Unfreezing specific layers of a pretrained model

I am using the pre-trained vision transformer of ViT as my encoder. The encoder block of this model is as follows (there are some functions called inside it that you can find it in the source code and I avoid to mention for the sake of space saving):

class EncoderBlock(nn.Module):
    """Transformer encoder block."""

    def __init__(
        self,
        num_heads: int,
        hidden_dim: int,
        mlp_dim: int,
        dropout: float,
        attention_dropout: float,
        norm_layer: Callable[..., torch.nn.Module] = partial(nn.LayerNorm, eps=1e-6),
    ):
        super().__init__()
        self.num_heads = num_heads

        # Attention block
        self.ln_1 = norm_layer(hidden_dim)
        self.self_attention = nn.MultiheadAttention(hidden_dim, num_heads, dropout=attention_dropout, batch_first=True)
        self.dropout = nn.Dropout(dropout)

        # MLP block
        self.ln_2 = norm_layer(hidden_dim)
        self.mlp = MLPBlock(hidden_dim, mlp_dim, dropout)
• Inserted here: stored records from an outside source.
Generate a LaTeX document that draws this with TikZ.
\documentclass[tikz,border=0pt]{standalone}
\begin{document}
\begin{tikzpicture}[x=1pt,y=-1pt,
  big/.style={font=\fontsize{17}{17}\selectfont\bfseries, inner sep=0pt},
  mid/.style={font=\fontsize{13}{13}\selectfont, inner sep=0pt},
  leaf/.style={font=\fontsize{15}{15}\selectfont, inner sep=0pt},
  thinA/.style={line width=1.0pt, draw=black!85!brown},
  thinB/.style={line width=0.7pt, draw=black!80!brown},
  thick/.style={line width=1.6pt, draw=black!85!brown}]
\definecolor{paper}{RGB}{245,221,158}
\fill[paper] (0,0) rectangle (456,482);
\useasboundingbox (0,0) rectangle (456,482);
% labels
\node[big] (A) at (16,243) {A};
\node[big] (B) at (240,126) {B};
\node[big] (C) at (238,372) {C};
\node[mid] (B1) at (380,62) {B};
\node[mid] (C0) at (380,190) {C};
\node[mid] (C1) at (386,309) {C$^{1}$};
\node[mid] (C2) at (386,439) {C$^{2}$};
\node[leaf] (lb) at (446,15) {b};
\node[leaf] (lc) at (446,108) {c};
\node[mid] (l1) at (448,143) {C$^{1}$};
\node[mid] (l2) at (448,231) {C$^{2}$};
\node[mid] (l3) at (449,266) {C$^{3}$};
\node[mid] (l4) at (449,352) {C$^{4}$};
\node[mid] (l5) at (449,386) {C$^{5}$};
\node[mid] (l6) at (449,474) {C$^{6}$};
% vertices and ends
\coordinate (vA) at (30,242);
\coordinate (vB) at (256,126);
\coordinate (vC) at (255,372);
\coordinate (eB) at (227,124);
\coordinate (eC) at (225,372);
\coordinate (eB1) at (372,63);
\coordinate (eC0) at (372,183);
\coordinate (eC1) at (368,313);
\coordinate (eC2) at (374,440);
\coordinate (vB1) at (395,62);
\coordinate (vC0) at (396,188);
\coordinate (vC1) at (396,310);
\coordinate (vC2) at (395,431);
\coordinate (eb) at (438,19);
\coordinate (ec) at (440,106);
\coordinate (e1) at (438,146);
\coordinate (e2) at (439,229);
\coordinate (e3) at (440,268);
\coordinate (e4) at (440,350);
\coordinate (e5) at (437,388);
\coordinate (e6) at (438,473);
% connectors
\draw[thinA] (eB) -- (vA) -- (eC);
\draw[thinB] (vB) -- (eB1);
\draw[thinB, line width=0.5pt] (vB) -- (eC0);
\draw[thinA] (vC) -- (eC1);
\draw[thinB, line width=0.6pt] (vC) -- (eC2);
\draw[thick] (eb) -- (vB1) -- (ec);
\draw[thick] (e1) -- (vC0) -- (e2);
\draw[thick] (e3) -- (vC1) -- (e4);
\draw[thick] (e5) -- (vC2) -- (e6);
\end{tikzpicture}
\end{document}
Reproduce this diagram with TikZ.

    def forward(self, input: torch.Tensor):
        torch._assert(input.dim() == 3, f"Expected (batch_size, seq_length, hidden_dim) got {input.shape}")
        x = self.ln_1(input)
        x, _ = self.self_attention(x, x, x, need_weights=False)
        x = self.dropout(x)
        x = x + input

        y = self.ln_2(x)
        y = self.mlp(y)
        return x + y

I want to add the following module to the above-mentioned EncoderBlock:

class Adapter(nn.Module):
        def __init__(self, D_features, mlp_ratio=0.25, act_layer=nn.GELU):
            super().__init__()
            #self.skip_connect = skip_connect
            D_hidden_features = int(D_features * mlp_ratio)
            self.act = act_layer()
            self.D_fc1 = nn.Linear(D_features, D_hidden_features)
            self.D_fc2 = nn.Linear(D_hidden_features, D_features)
            
        def forward(self, x):
            # x is (BT, HW+1, D)
            xs = self.D_fc1(x)
            xs = self.act(xs)
            xs = self.D_fc2(xs)
            
            x = xs
            return x

To be clear, I added the Adapter to the EncoderBlock as follows:

def __init__(
        self,
        num_heads: int,
        hidden_dim: int,
        mlp_dim: int,
        dropout: float,
        attention_dropout: float,
        norm_layer: Callable[..., torch.nn.Module] = partial(nn.LayerNorm, eps=1e-6),
    ):
        super().__init__()
        self.num_heads = num_heads

        # Attention block
        self.ln_1 = norm_layer(hidden_dim)
        self.self_attention = nn.MultiheadAttention(hidden_dim, num_heads, dropout=attention_dropout, batch_first=True)
        self.dropout = nn.Dropout(dropout)

        # MLP block
        self.ln_2 = norm_layer(hidden_dim)
        self.mlp = MLPBlock(hidden_dim, mlp_dim, dropout)
        
        self.adapter = Adapter(D_features = hidden_dim)

    def forward(self, input: torch.Tensor):
        torch._assert(input.dim() == 3, f"Expected (batch_size, seq_length, hidden_dim) got {input.shape}")
        x = self.ln_1(input)
        x, _ = self.self_attention(query=x, key=x, value=x, need_weights=False)
        
        x = self.adapter(x)      # I added
     
        x = self.dropout(x)
    
        x = x + input

        y = self.ln_2(x)
        y = self.mlp(y)
        return x + y

I’m using the pre-trained model of ViT and I need to freeze whole parameters of ViT model except the Adapter modules that are added to the layers of ViT.
Although I know how to freeze the whole ViT, by considering the fact that the whole ViT model is built based on stacking the EncoderBlock layers, how I can unfreeze the added ‘Adapter’ layers?

This is a forum for Python the language, and questions about specific non-stdlib libraries are better asked on specific subforum. Pytorch’s forum is here https://discuss.pytorch.org/.

That is not to say you won’t get an answer here, but you’re more likely to get an answer there :slight_smile:

@ajoino Thank you for the point.

As I found the answer, in order to freeze the whole encoder except the Adapter module the following strategy can be used:

for name, param in model.encoder.parameters():
    if 'Adapter' not in name:
        param.requires_grad = False
1 Like